Under these treaties and standards, U.S. businesses can be somewhat certain about how much they will owe in taxes to which foreign countries. Without these set rules, multinational companies would be in a tricky position: if you’re a U.S. company, with factories in the U.K., patents registered in Japan, and sales in France and Germany, how would you even begin to determine where your profits were earned and who you should pay taxes to?
The business certainty afforded by the international tax system is important, because there is a large body of evidence suggesting that tax uncertainty is economically harmful. For instance, in 2004, Federal Reserve economist Kelly Deminston found that countries with more volatile tax rates tend to see lower overall investment. A more recent study found that businesses with greater tax uncertainty tended to delay investments for longer.

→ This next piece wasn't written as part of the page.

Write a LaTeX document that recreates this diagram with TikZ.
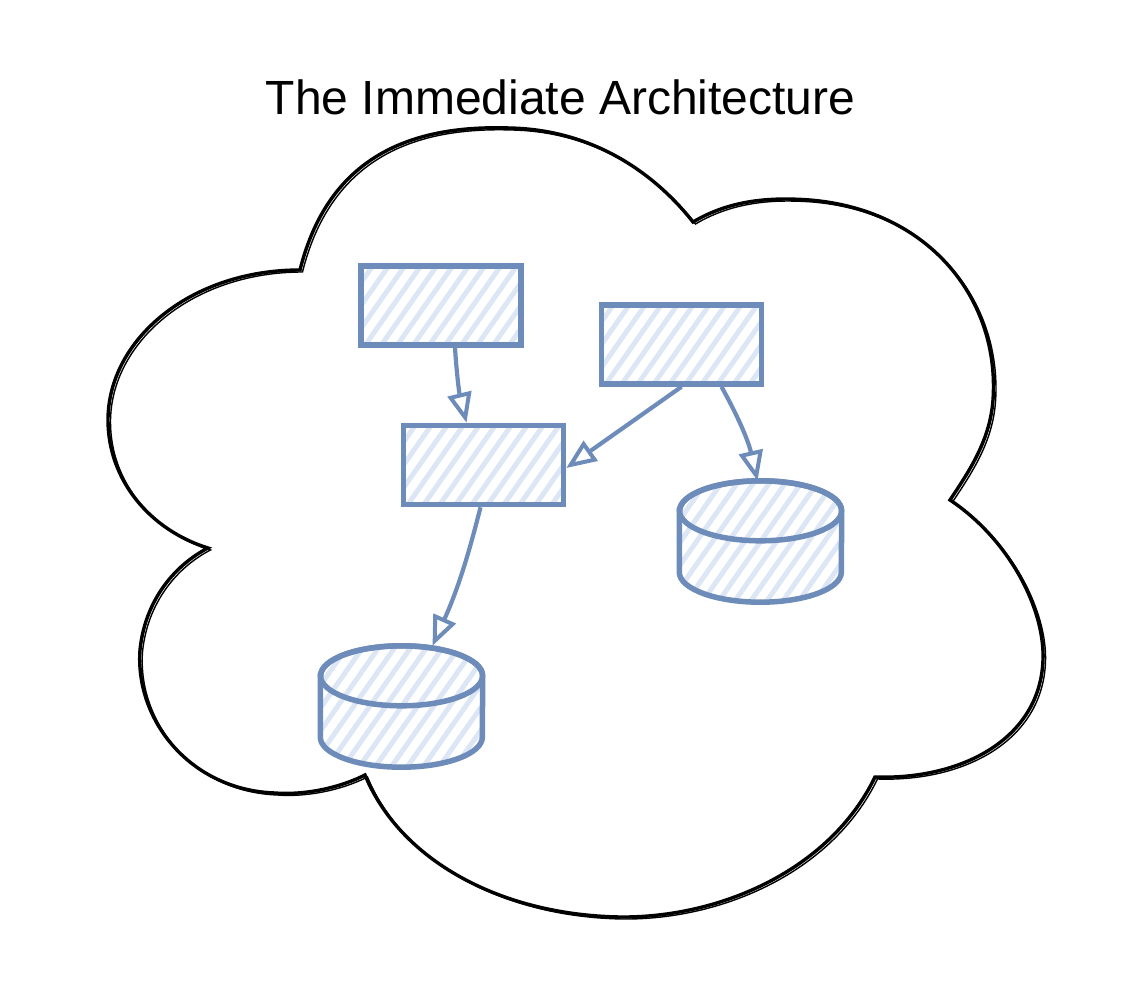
\documentclass[tikz,border=0pt]{standalone}
\usepackage{fontspec}
\setmainfont{Liberation Sans}
\usetikzlibrary{arrows.meta}
\definecolor{sketchblue}{HTML}{6E8CB9}
\definecolor{hatchblue}{HTML}{DCE6F5}
\tikzset{
	hatchline/.style={draw=hatchblue, line width=5pt},
	hatch/.style={path picture={
		\foreach \k in {-18,...,18}
			\draw[hatchline] ([xshift=\k*16pt]path picture bounding box.center) ++(235:160pt) -- ++(55:320pt);
	}},
	box/.style={draw=sketchblue, line width=5.5pt, minimum width=160pt, minimum height=79pt, inner sep=0pt, hatch},
	dbframe/.style={minimum width=162pt, minimum height=121pt, inner sep=0pt},
	dbline/.style={draw=sketchblue, line width=5.5pt},
	flow/.style={draw=sketchblue, line width=4.2pt, -{Triangle[open, length=30pt, width=24pt, line width=4pt]}},
	cloudline/.style={draw=black, line width=3.4pt, preaction={draw, line width=1.4pt, transform canvas={shift={(2.5pt,-2pt)}}}}
}
\begin{document}
\begin{tikzpicture}[x=1pt, y=-1pt]
	\useasboundingbox (0, 0) rectangle (1128, 1004);
	\node[anchor=base, font=\fontsize{48}{56}\selectfont] (title) at (560.5, 114) {The Immediate Architecture};

	% cloud
	\draw[cloudline] (300, 270) .. controls (330, 150) and (420, 125) .. (510, 128)
		.. controls (600, 130) and (660, 180) .. (693, 222)
		.. controls (730, 200) and (770, 197) .. (810, 200)
		.. controls (930, 210) and (1000, 300) .. (993, 400)
		.. controls (990, 440) and (970, 470) .. (950, 500)
		.. controls (1010, 540) and (1045, 610) .. (1043, 660)
		.. controls (1040, 740) and (960, 780) .. (875, 777)
		.. controls (830, 870) and (720, 918) .. (620, 917)
		.. controls (500, 915) and (400, 860) .. (365, 775)
		.. controls (335, 790) and (300, 795) .. (275, 793)
		.. controls (190, 790) and (135, 720) .. (140, 650)
		.. controls (145, 600) and (175, 565) .. (208, 548)
		.. controls (150, 530) and (108, 480) .. (108, 420)
		.. controls (108, 340) and (190, 270) .. cycle;

	% boxes
	\node[box] (ui) at (441, 305.5) {};
	\node[box] (api) at (681.5, 344.5) {};
	\node[box] (app) at (483.5, 465) {};

	% databases
	\node[dbframe] (cache) at (760.5, 541.5) {};
	\node[dbframe] (store) at (401.5, 706.5) {};
	\foreach \db in {cache, store} {
		\draw[dbline, hatch] ([yshift=-30pt]\db.north west) -- ([yshift=30pt]\db.south west)
			arc[start angle=180, end angle=360, x radius=81pt, y radius=30pt]
			-- ([yshift=-30pt]\db.north east)
			arc[start angle=0, end angle=180, x radius=81pt, y radius=30pt] -- cycle;
		\draw[dbline] ([yshift=-30pt]\db.north) ellipse [x radius=81pt, y radius=30pt];
	}

	% connectors
	\draw[flow] ([xshift=14pt]ui.south) to[bend right=5] ([xshift=-17pt]app.north);
	\draw[flow] (api.south) -- ([yshift=-3pt]app.east);
	\draw[flow] ([xshift=40pt]api.south) to[bend left=8] ([xshift=-3pt]cache.north);
	\draw[flow] ([xshift=-3pt]app.south) to[bend left=5] ([xshift=31pt]store.north);
\end{tikzpicture}
\end{document}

However, the recent decisions by the European Commission threaten to undermine the relative predictability of the international tax system. For instance, as the U.S. Treasury notes, the European Commission has adopted a different set of transfer pricing standards than those typically used by developed nations. The more sets of tax rules that businesses have to consider when making investment decisions, the less certain they will be about the total taxes they owe.
In addition, the Commission’s rulings have been retroactive, requiring countries to tax corporations on their business income from previous years. Retroactive tax policies increase the overall uncertainty of a tax system, by forcing companies to second-guess whether the tax rules they operate under are liable to be suddenly reversed.
Finally, the very fact that the European Commission has now established itself as a body with ad hoc authority over the tax payments of U.S. companies is likely to increase the uncertainty that these companies face. After all, the more cooks in the kitchen, the larger the mess; the more jurisdictions that can determine a business’s tax liability, the less predictable their tax payments will be.
None of this is intended to claim that the European Commission’s recent ruling was wrong. I am entirely unfamiliar with EU competition law and have little specific knowledge of Apple’s business finances. Instead, today’s news is another example of a troubling international tax trend, which should worry anyone who cares about preserving stable, predictable conditions for international business investment.